What appears to be incorrect in your method is that you seem to be ruling out the possibility that $$f(0)=1$$ because it leads to a result that is "not useful." In a logical argument, you can only rule something out if it leads to a contradiction. The conclusion $$1=1$$, while indeed not useful, is nonetheless true. So $$f(0)=1$$ remains a viable option.

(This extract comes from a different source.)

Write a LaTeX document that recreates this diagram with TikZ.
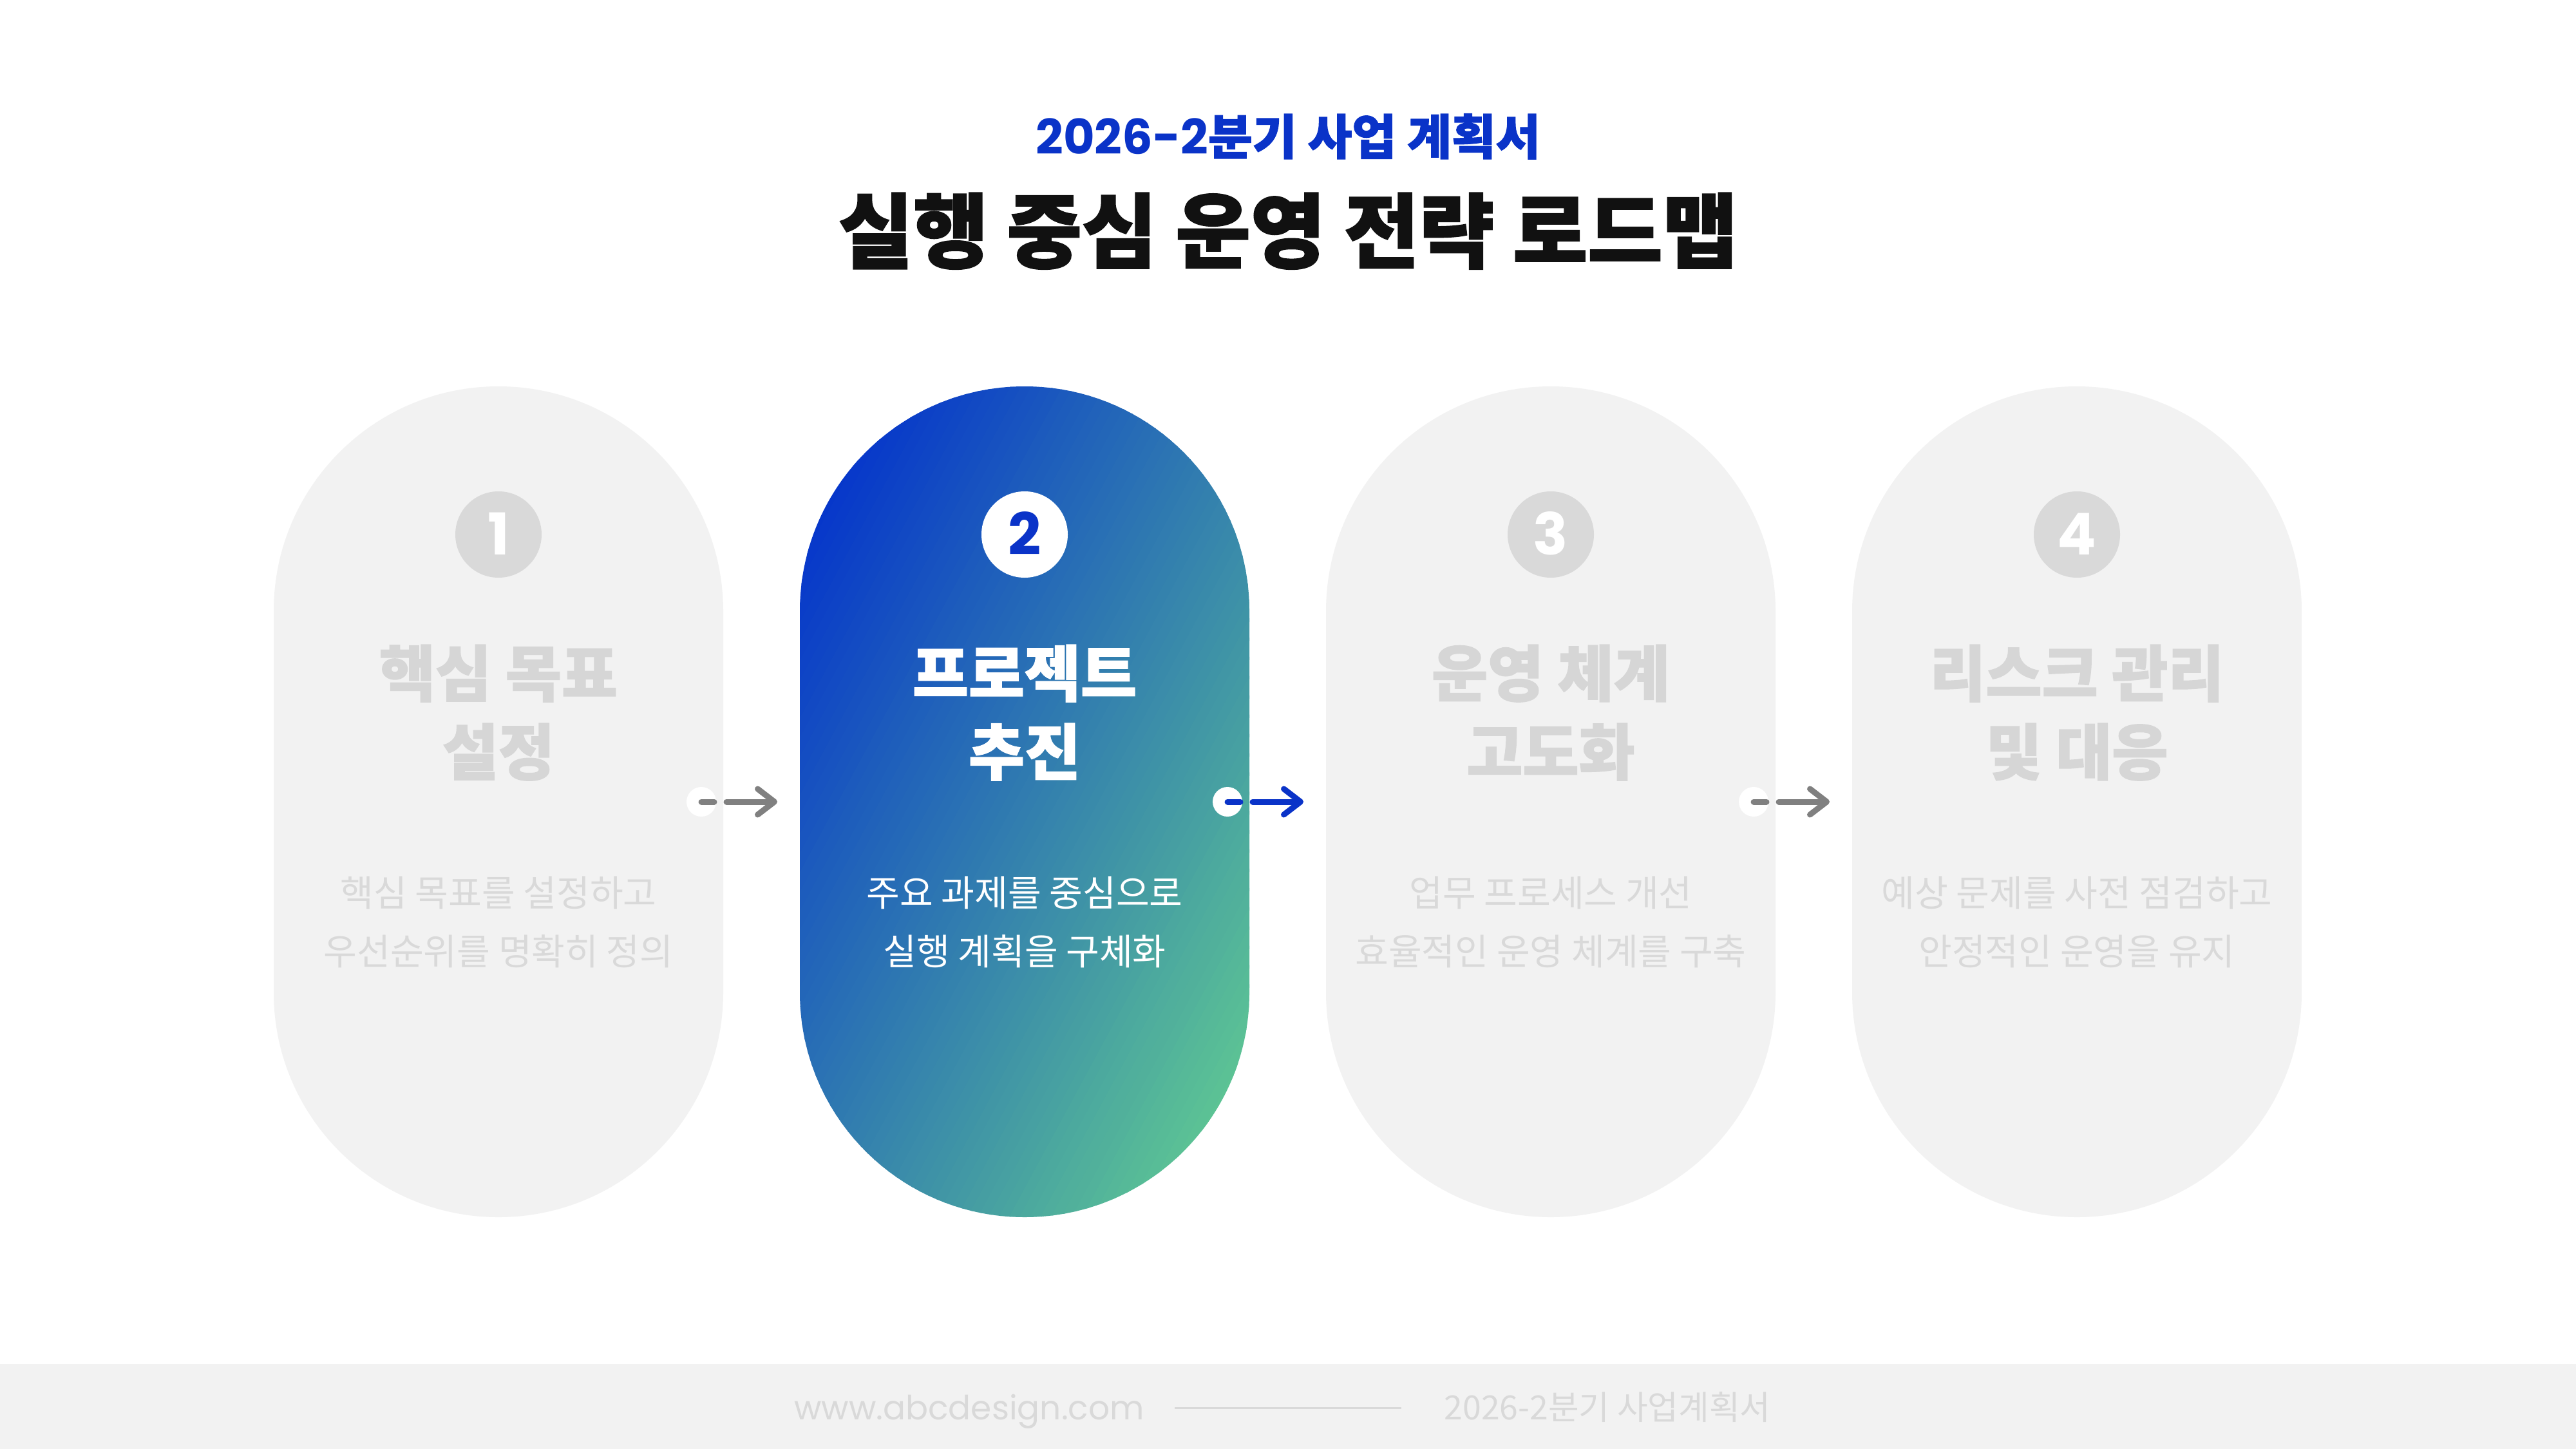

Indeed, as Kavi Rama Murthy's answer shows, it's the possibility $$f(0)=2$$ that leads to a contradiction: Letting $$x=0$$ and $$y=2$$ in the equation $$2+f(x)f(y)=f(x)+f(y)+f(xy)$$ gives
$$f(0)=2\implies 2+2f(2)=2+f(2)+2\implies f(2)=2\not=5$$
However, knowing now that $$f(0)$$ must equal $$1$$ is, as you put it, not useful. All it says is that $$2+f(y)=1+f(y)+1$$. But neither is the conclusion $$f(1)=2$$, which you can derive from $$2+f(1)f(2)=f(1)+f(2)+f(1\cdot2)$$, because all it'll tell you is that $$2+2f(y)=2+f(y)+f(y)$$.
In point of fact, nothing you do here will prove useful, because the problem, as stated, has dropped an assumption from the question linked to in the OP, namely that the function $$f$$ be a polynomial. Without an additional assumption on the nature of the function, $$f(5)$$ can have literally any value.
$$f(0)=2$$ does not lead to valid solution to the equation. If $$f(0)=2$$ put $$x=0$$ to get $$2+2f(y)=4+f(y)$$ or $$f(y)=2$$ for all $$y$$. This is in conflict with the given condition $$f(2)=5$$ so we cannot take $$f(0)=2$$.